— start DATA LINES —

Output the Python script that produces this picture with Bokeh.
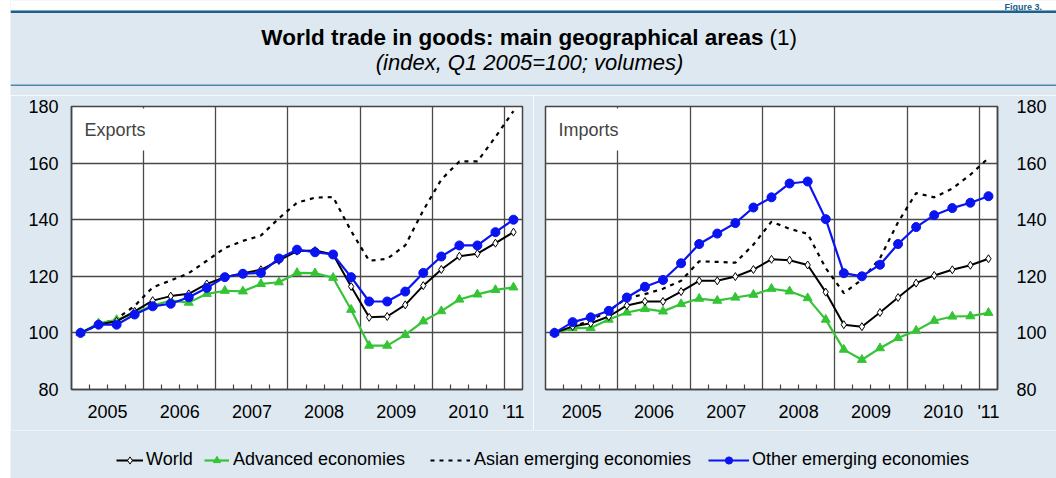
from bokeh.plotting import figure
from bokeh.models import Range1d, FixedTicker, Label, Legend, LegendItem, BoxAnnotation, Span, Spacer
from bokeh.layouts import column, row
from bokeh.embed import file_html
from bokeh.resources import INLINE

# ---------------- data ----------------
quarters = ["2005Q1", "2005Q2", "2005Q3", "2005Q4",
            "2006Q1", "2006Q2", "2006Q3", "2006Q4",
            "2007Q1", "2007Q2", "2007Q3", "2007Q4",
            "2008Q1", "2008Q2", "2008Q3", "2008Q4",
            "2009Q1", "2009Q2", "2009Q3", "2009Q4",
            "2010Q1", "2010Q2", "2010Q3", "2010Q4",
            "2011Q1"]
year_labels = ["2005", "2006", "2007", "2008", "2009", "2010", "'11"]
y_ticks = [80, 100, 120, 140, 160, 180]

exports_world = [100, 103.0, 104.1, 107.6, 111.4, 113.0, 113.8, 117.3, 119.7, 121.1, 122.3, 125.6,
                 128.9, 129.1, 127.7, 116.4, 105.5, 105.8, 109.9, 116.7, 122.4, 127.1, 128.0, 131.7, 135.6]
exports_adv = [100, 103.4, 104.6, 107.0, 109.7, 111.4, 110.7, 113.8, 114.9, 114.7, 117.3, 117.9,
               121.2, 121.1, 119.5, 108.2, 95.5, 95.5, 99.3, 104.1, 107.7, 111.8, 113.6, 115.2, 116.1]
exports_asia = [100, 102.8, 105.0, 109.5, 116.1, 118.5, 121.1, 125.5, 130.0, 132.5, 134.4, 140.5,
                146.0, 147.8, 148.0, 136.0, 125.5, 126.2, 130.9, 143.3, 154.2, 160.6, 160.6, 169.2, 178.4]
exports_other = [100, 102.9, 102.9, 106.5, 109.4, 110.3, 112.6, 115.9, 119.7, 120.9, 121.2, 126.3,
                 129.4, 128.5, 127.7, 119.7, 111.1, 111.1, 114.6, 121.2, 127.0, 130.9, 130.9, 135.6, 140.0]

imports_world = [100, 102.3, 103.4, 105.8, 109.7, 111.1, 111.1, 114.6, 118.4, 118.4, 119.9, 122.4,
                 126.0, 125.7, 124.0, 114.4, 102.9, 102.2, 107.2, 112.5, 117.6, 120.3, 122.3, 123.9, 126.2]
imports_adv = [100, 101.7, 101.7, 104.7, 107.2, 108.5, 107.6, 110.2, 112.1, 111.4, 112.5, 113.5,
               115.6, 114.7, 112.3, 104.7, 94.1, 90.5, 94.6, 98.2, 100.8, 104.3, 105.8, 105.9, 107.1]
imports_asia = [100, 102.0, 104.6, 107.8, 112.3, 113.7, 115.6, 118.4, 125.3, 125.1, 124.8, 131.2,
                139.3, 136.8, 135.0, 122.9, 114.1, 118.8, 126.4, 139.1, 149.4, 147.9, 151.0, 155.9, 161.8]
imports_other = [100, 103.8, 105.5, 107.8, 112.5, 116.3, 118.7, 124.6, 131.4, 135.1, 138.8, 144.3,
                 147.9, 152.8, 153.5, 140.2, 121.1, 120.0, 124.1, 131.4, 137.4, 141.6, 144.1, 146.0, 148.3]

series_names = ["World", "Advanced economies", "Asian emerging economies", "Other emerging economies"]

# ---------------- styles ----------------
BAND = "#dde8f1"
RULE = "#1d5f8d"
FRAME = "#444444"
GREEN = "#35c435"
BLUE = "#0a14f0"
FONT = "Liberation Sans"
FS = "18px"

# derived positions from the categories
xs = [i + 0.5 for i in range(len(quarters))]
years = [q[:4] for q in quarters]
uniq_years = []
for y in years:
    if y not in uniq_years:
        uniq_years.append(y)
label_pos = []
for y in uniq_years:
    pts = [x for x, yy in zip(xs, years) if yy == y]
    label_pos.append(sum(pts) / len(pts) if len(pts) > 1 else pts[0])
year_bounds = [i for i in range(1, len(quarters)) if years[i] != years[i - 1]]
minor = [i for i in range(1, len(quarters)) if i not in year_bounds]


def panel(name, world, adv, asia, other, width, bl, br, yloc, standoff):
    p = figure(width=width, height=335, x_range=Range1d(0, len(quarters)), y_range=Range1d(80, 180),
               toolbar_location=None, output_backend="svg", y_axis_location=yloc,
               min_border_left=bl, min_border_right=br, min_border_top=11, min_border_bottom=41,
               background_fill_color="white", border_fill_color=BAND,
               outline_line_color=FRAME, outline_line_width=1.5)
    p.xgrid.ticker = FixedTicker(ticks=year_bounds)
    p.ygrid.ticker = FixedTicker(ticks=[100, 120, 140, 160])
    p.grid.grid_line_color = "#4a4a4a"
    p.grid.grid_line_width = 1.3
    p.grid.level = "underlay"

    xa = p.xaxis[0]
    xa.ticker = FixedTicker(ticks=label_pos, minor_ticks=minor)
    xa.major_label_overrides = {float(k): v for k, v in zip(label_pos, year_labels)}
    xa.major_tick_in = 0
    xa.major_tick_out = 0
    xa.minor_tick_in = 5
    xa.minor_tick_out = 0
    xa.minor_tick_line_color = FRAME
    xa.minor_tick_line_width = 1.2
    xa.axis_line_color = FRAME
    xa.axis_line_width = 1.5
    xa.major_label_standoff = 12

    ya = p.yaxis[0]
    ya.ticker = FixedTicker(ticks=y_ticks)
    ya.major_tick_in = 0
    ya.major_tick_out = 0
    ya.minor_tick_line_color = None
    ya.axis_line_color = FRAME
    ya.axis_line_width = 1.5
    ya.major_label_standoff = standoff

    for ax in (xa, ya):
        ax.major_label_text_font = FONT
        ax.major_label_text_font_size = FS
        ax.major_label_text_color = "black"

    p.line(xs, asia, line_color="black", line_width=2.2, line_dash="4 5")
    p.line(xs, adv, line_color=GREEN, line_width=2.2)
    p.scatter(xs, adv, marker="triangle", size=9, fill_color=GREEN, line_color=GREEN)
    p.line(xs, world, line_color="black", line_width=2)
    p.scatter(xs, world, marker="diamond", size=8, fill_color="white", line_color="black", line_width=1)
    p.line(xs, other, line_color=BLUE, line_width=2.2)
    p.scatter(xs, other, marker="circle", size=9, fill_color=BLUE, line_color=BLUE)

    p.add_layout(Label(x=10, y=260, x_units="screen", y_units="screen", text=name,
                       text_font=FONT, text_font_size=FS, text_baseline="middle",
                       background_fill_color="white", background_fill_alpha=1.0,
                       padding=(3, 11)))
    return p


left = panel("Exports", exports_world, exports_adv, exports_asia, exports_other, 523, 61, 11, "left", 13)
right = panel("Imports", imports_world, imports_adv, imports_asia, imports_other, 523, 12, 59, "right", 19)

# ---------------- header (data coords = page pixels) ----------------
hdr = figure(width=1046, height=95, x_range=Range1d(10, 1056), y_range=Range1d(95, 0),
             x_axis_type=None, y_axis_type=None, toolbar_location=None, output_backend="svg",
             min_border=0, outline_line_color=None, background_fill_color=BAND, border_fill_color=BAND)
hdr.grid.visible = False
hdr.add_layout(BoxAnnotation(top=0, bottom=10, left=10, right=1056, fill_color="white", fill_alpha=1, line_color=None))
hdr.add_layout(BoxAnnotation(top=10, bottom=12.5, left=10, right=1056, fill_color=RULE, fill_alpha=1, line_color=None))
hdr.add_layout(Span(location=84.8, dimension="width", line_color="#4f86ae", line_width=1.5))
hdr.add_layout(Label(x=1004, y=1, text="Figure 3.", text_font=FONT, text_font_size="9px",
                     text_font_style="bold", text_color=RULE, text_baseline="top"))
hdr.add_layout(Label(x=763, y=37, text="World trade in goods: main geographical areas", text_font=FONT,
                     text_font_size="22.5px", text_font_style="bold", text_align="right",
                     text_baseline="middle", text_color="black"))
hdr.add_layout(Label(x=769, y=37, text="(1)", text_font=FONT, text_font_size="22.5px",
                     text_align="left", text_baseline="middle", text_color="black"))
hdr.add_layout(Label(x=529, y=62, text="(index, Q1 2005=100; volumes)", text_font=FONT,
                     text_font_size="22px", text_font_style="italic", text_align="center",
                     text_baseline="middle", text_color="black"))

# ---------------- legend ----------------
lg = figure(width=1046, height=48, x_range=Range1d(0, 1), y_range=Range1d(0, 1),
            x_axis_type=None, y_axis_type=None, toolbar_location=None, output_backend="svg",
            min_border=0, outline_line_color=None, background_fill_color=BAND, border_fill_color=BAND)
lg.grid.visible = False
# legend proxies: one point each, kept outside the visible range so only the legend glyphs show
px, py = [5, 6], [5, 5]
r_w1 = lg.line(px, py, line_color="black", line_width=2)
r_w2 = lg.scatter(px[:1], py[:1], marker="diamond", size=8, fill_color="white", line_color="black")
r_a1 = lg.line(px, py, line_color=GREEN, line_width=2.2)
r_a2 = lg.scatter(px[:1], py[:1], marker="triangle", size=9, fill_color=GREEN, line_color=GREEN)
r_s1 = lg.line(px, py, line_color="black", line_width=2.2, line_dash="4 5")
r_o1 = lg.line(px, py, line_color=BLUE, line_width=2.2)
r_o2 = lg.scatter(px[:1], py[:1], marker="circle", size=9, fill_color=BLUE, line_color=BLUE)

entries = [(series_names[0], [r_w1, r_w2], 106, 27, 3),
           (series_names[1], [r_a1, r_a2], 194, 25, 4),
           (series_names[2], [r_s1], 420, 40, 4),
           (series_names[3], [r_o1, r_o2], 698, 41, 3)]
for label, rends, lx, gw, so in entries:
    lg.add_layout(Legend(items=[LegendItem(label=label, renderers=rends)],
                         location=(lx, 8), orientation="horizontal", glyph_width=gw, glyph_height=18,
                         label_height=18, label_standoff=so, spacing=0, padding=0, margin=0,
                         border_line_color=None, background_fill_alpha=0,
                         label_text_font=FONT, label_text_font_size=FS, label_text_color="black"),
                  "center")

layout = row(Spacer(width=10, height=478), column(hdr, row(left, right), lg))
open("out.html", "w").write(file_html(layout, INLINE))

— end DATA LINES —

## THE EXERCISE:
From the first line of the listing above, repeat every line through the one holding "130.9, 135.6, 140.0]". Both ends count, and pictures stay out.

## COMPLETE RESPONSE:
Output the Python script that produces this picture with Bokeh.
from bokeh.plotting import figure
from bokeh.models import Range1d, FixedTicker, Label, Legend, LegendItem, BoxAnnotation, Span, Spacer
from bokeh.layouts import column, row
from bokeh.embed import file_html
from bokeh.resources import INLINE

# ---------------- data ----------------
quarters = ["2005Q1", "2005Q2", "2005Q3", "2005Q4",
            "2006Q1", "2006Q2", "2006Q3", "2006Q4",
            "2007Q1", "2007Q2", "2007Q3", "2007Q4",
            "2008Q1", "2008Q2", "2008Q3", "2008Q4",
            "2009Q1", "2009Q2", "2009Q3", "2009Q4",
            "2010Q1", "2010Q2", "2010Q3", "2010Q4",
            "2011Q1"]
year_labels = ["2005", "2006", "2007", "2008", "2009", "2010", "'11"]
y_ticks = [80, 100, 120, 140, 160, 180]

exports_world = [100, 103.0, 104.1, 107.6, 111.4, 113.0, 113.8, 117.3, 119.7, 121.1, 122.3, 125.6,
                 128.9, 129.1, 127.7, 116.4, 105.5, 105.8, 109.9, 116.7, 122.4, 127.1, 128.0, 131.7, 135.6]
exports_adv = [100, 103.4, 104.6, 107.0, 109.7, 111.4, 110.7, 113.8, 114.9, 114.7, 117.3, 117.9,
               121.2, 121.1, 119.5, 108.2, 95.5, 95.5, 99.3, 104.1, 107.7, 111.8, 113.6, 115.2, 116.1]
exports_asia = [100, 102.8, 105.0, 109.5, 116.1, 118.5, 121.1, 125.5, 130.0, 132.5, 134.4, 140.5,
                146.0, 147.8, 148.0, 136.0, 125.5, 126.2, 130.9, 143.3, 154.2, 160.6, 160.6, 169.2, 178.4]
exports_other = [100, 102.9, 102.9, 106.5, 109.4, 110.3, 112.6, 115.9, 119.7, 120.9, 121.2, 126.3,
                 129.4, 128.5, 127.7, 119.7, 111.1, 111.1, 114.6, 121.2, 127.0, 130.9, 130.9, 135.6, 140.0]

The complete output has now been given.